■ Directions for this task ■
Quote from the first line below through the line that contains "const titles = ['FH@TEC', 'FH@Lens', 'Pitch', 'Roll'];", both included, and leave the pictures out.

■ Available data ■
-*-*-

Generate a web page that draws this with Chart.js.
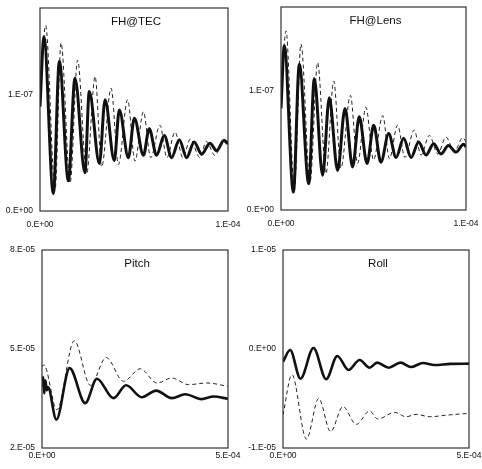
<!DOCTYPE html>
<html>
<head>
<meta charset="utf-8">
<script src="https://cdn.jsdelivr.net/npm/chart.js@4.4.1/dist/chart.umd.min.js"></script>
<style>
    html, body { margin: 0; padding: 0; background: #fff; }
    #page { position: relative; width: 482px; height: 469px; }
    .panel { position: absolute; }
</style>
</head>
<body>
<div id="page">
    <div class="panel" style="left:0px;top:0px;width:241px;height:235px"><canvas id="tecChart"></canvas></div>
    <div class="panel" style="left:241px;top:0px;width:241px;height:235px"><canvas id="lensChart"></canvas></div>
    <div class="panel" style="left:0px;top:235px;width:241px;height:234px"><canvas id="pitchChart"></canvas></div>
    <div class="panel" style="left:241px;top:235px;width:241px;height:234px"><canvas id="rollChart"></canvas></div>
</div>
<script>
// Panel titles
const titles = ['FH@TEC', 'FH@Lens', 'Pitch', 'Roll'];

// FH@TEC  (time in microseconds, value in 1E-07)
const tecSolidT = [0, 2.1, 7.1, 10.3, 15.1, 18.6, 23.9, 26.2, 31.6, 34.6, 39.5, 42.2, 47.0, 50.2, 55.0, 58.1, 62.0, 66.1, 70.0, 74.1, 78.0, 82.0, 86.0, 90.4, 94.0, 97.9, 100];
const tecSolidV = [0.90, 1.50, 0.15, 1.29, 0.26, 1.145, 0.33, 1.03, 0.41, 0.96, 0.435, 0.87, 0.46, 0.80, 0.48, 0.71, 0.48, 0.65, 0.46, 0.615, 0.46, 0.595, 0.49, 0.585, 0.52, 0.61, 0.58];
const tecDashT = [0, 3.0, 8.0, 11.2, 16.0, 20.0, 24.8, 29.3, 32.8, 37.8, 41.7, 46.6, 50.5, 55.0, 58.9, 63.8, 67.5, 71.8, 76.0, 80.0, 85.0, 88.5, 93.0, 97.5, 100];
const tecDashV = [1.00, 1.60, 0.18, 1.45, 0.24, 1.30, 0.32, 1.16, 0.38, 1.06, 0.40, 0.96, 0.43, 0.855, 0.46, 0.74, 0.46, 0.68, 0.46, 0.62, 0.46, 0.60, 0.48, 0.60, 0.56];

// FH@Lens  (time in microseconds, value in 1E-07)
const lensSolidT = [0, 1.8, 6.7, 9.9, 15.0, 18.0, 22.5, 26.1, 30.6, 34.6, 38.7, 42.3, 46.5, 50.1, 54.0, 58.2, 62.2, 66.3, 70.3, 74.4, 78.4, 82.5, 86.5, 90.5, 94.6, 98.7, 100];
const lensSolidV = [0.85, 1.375, 0.15, 1.22, 0.22, 1.10, 0.29, 0.94, 0.33, 0.85, 0.36, 0.78, 0.39, 0.71, 0.40, 0.64, 0.44, 0.60, 0.44, 0.57, 0.46, 0.555, 0.47, 0.54, 0.485, 0.55, 0.53];
const lensDashT = [0, 2.7, 7.2, 10.8, 15.7, 19.8, 24.3, 28.5, 32.4, 37.5, 41.4, 45.9, 50.0, 55.0, 58.6, 63.0, 67.0, 72.0, 75.7, 80.2, 84.7, 89.2, 93.7, 98.2, 100];
const lensDashV = [0.95, 1.50, 0.17, 1.39, 0.235, 1.235, 0.305, 1.08, 0.35, 0.96, 0.39, 0.86, 0.42, 0.79, 0.43, 0.71, 0.44, 0.67, 0.46, 0.625, 0.47, 0.61, 0.49, 0.605, 0.57];

// Pitch  (time in 1E-04, value in 1E-05)
const pitchSolidT = [0, 0.03, 0.06, 0.09, 0.13, 0.16, 0.385, 0.742, 1.163, 1.476, 1.92, 2.26, 2.68, 3.07, 3.49, 3.85, 4.29, 4.61, 5.0];
const pitchSolidV = [3.85, 4.15, 3.65, 4.05, 3.75, 3.85, 2.86, 4.42, 3.36, 4.10, 3.51, 3.90, 3.54, 3.74, 3.51, 3.63, 3.48, 3.56, 3.49];
const pitchDashT = [0, 0.05, 0.40, 0.868, 1.30, 1.726, 2.19, 2.64, 3.09, 3.49, 3.94, 4.43, 5.0];
const pitchDashV = [4.45, 4.52, 3.16, 5.25, 3.90, 4.74, 4.02, 4.40, 3.97, 4.12, 3.92, 3.97, 3.87];

// Roll  (time in 1E-04, value in 1E-06)
const rollSolidT = [0, 0.19, 0.47, 0.82, 1.16, 1.46, 1.76, 2.06, 2.33, 2.53, 2.84, 3.16, 3.44, 3.76, 4.07, 4.5, 5.0];
const rollSolidV = [-1.3, -0.1, -3.0, 0.1, -3.05, -0.7, -2.12, -1.11, -1.89, -1.38, -1.89, -1.38, -1.82, -1.41, -1.62, -1.5, -1.48];
const rollDashT = [0, 0.24, 0.63, 0.96, 1.28, 1.61, 1.97, 2.33, 2.55, 3.0, 3.31, 3.58, 3.94, 4.43, 5.0];
const rollDashV = [-6.67, -2.6, -9.1, -5.0, -8.35, -5.82, -7.61, -6.26, -7.07, -6.40, -6.84, -6.60, -6.84, -6.67, -6.50];

// Axis ranges and tick labels
const topXTicks = [0, 100];
const topXLabels = ['0.E+00', '1.E-04'];
const tecYMax = 1.75;
const lensYMax = 1.70;
const topYTicks = [0, 1];
const topYLabels = ['0.E+00', '1.E-07'];

const bottomXTicks = [0, 5];
const bottomXLabels = ['0.E+00', '5.E-04'];
const pitchYTicks = [2, 5, 8];
const pitchYLabels = ['2.E-05', '5.E-05', '8.E-05'];
const rollYTicks = [-10, 0, 10];
const rollYLabels = ['-1.E-05', '0.E+00', '1.E-05'];

const FONT = "'Liberation Sans', Arial, sans-serif";

// Draw the frame and the title inside the plot area
const framePlugin = {
    id: 'frameAndTitle',
    afterDraw(chart, args, opts) {
        const { ctx, chartArea } = chart;
        ctx.save();
        ctx.strokeStyle = '#333';
        ctx.lineWidth = 1.2;
        ctx.strokeRect(chartArea.left, chartArea.top, chartArea.right - chartArea.left, chartArea.bottom - chartArea.top);
        ctx.fillStyle = '#111';
        ctx.font = '11.5px ' + FONT;
        ctx.textAlign = 'center';
        ctx.textBaseline = 'middle';
        ctx.fillText(opts.text, (chartArea.left + chartArea.right) / 2 + 2, chartArea.top + 14);
        ctx.restore();
    }
};

function toPoints(ts, vs) {
    return ts.map((t, i) => ({ x: t, y: vs[i] }));
}

function fixedTicks(values, labels) {
    return {
        afterBuildTicks: (scale) => { scale.ticks = values.map(v => ({ value: v })); },
        callback: (value) => labels[values.indexOf(value)]
    };
}

function makeChart(id, cfg) {
    const xt = fixedTicks(cfg.xTicks, cfg.xLabels);
    const yt = fixedTicks(cfg.yTicks, cfg.yLabels);
    return new Chart(document.getElementById(id), {
        type: 'line',
        data: {
            datasets: [
                {
                    data: toPoints(cfg.solidT, cfg.solidV),
                    borderColor: '#111',
                    borderWidth: cfg.solidWidth,
                    pointRadius: 0,
                    cubicInterpolationMode: 'monotone'
                },
                {
                    data: toPoints(cfg.dashT, cfg.dashV),
                    borderColor: '#222',
                    borderWidth: 1,
                    borderDash: [4, 3],
                    pointRadius: 0,
                    cubicInterpolationMode: 'monotone'
                }
            ]
        },
        plugins: [framePlugin],
        options: {
            responsive: true,
            maintainAspectRatio: false,
            animation: false,
            layout: { padding: { top: cfg.padTop, right: cfg.padRight, left: 0, bottom: 0 } },
            plugins: {
                legend: { display: false },
                tooltip: { enabled: false },
                frameAndTitle: { text: cfg.title }
            },
            scales: {
                x: {
                    type: 'linear',
                    min: cfg.xTicks[0],
                    max: cfg.xTicks[cfg.xTicks.length - 1],
                    afterBuildTicks: xt.afterBuildTicks,
                    afterFit: (scale) => {
                        scale.height = cfg.xHeight;
                        scale.paddingLeft = 0;
                        scale.paddingRight = 0;
                    },
                    grid: { display: false, drawTicks: false },
                    border: { display: false },
                    ticks: {
                        callback: xt.callback,
                        autoSkip: false,
                        maxRotation: 0,
                        padding: cfg.xPad,
                        color: '#111',
                        font: { family: FONT, size: 8.5 }
                    }
                },
                y: {
                    type: 'linear',
                    min: cfg.yMin,
                    max: cfg.yMax,
                    afterBuildTicks: yt.afterBuildTicks,
                    afterFit: (scale) => {
                        scale.width = cfg.yWidth;
                        scale.paddingTop = 0;
                        scale.paddingBottom = 0;
                    },
                    grid: { display: false, drawTicks: false },
                    border: { display: false },
                    ticks: {
                        callback: yt.callback,
                        autoSkip: false,
                        padding: 7,
                        color: '#111',
                        font: { family: FONT, size: 8.5 }
                    }
                }
            }
        }
    });
}

makeChart('tecChart', {
    title: titles[0], solidT: tecSolidT, solidV: tecSolidV, dashT: tecDashT, dashV: tecDashV,
    xTicks: topXTicks, xLabels: topXLabels, yTicks: topYTicks, yLabels: topYLabels,
    yMin: 0, yMax: tecYMax, solidWidth: 3,
    padTop: 8, padRight: 13, yWidth: 40, xHeight: 24, xPad: 9
});
makeChart('lensChart', {
    title: titles[1], solidT: lensSolidT, solidV: lensSolidV, dashT: lensDashT, dashV: lensDashV,
    xTicks: topXTicks, xLabels: topXLabels, yTicks: topYTicks, yLabels: topYLabels,
    yMin: 0, yMax: lensYMax, solidWidth: 3,
    padTop: 7, padRight: 16, yWidth: 40, xHeight: 25, xPad: 9
});
makeChart('pitchChart', {
    title: titles[2], solidT: pitchSolidT, solidV: pitchSolidV, dashT: pitchDashT, dashV: pitchDashV,
    xTicks: bottomXTicks, xLabels: bottomXLabels, yTicks: pitchYTicks, yLabels: pitchYLabels,
    yMin: 2, yMax: 8, solidWidth: 2.6,
    padTop: 15, padRight: 13, yWidth: 42, xHeight: 21, xPad: 3
});
makeChart('rollChart', {
    title: titles[3], solidT: rollSolidT, solidV: rollSolidV, dashT: rollDashT, dashV: rollDashV,
    xTicks: bottomXTicks, xLabels: bottomXLabels, yTicks: rollYTicks, yLabels: rollYLabels,
    yMin: -10, yMax: 10, solidWidth: 2.6,
    padTop: 15, padRight: 13, yWidth: 42, xHeight: 21, xPad: 3
});
</script>
</body>
</html>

-*-*-

■ Written response ■
Generate a web page that draws this with Chart.js.
<!DOCTYPE html>
<html>
<head>
<meta charset="utf-8">
<script src="https://cdn.jsdelivr.net/npm/chart.js@4.4.1/dist/chart.umd.min.js"></script>
<style>
    html, body { margin: 0; padding: 0; background: #fff; }
    #page { position: relative; width: 482px; height: 469px; }
    .panel { position: absolute; }
</style>
</head>
<body>
<div id="page">
    <div class="panel" style="left:0px;top:0px;width:241px;height:235px"><canvas id="tecChart"></canvas></div>
    <div class="panel" style="left:241px;top:0px;width:241px;height:235px"><canvas id="lensChart"></canvas></div>
    <div class="panel" style="left:0px;top:235px;width:241px;height:234px"><canvas id="pitchChart"></canvas></div>
    <div class="panel" style="left:241px;top:235px;width:241px;height:234px"><canvas id="rollChart"></canvas></div>
</div>
<script>
// Panel titles
const titles = ['FH@TEC', 'FH@Lens', 'Pitch', 'Roll'];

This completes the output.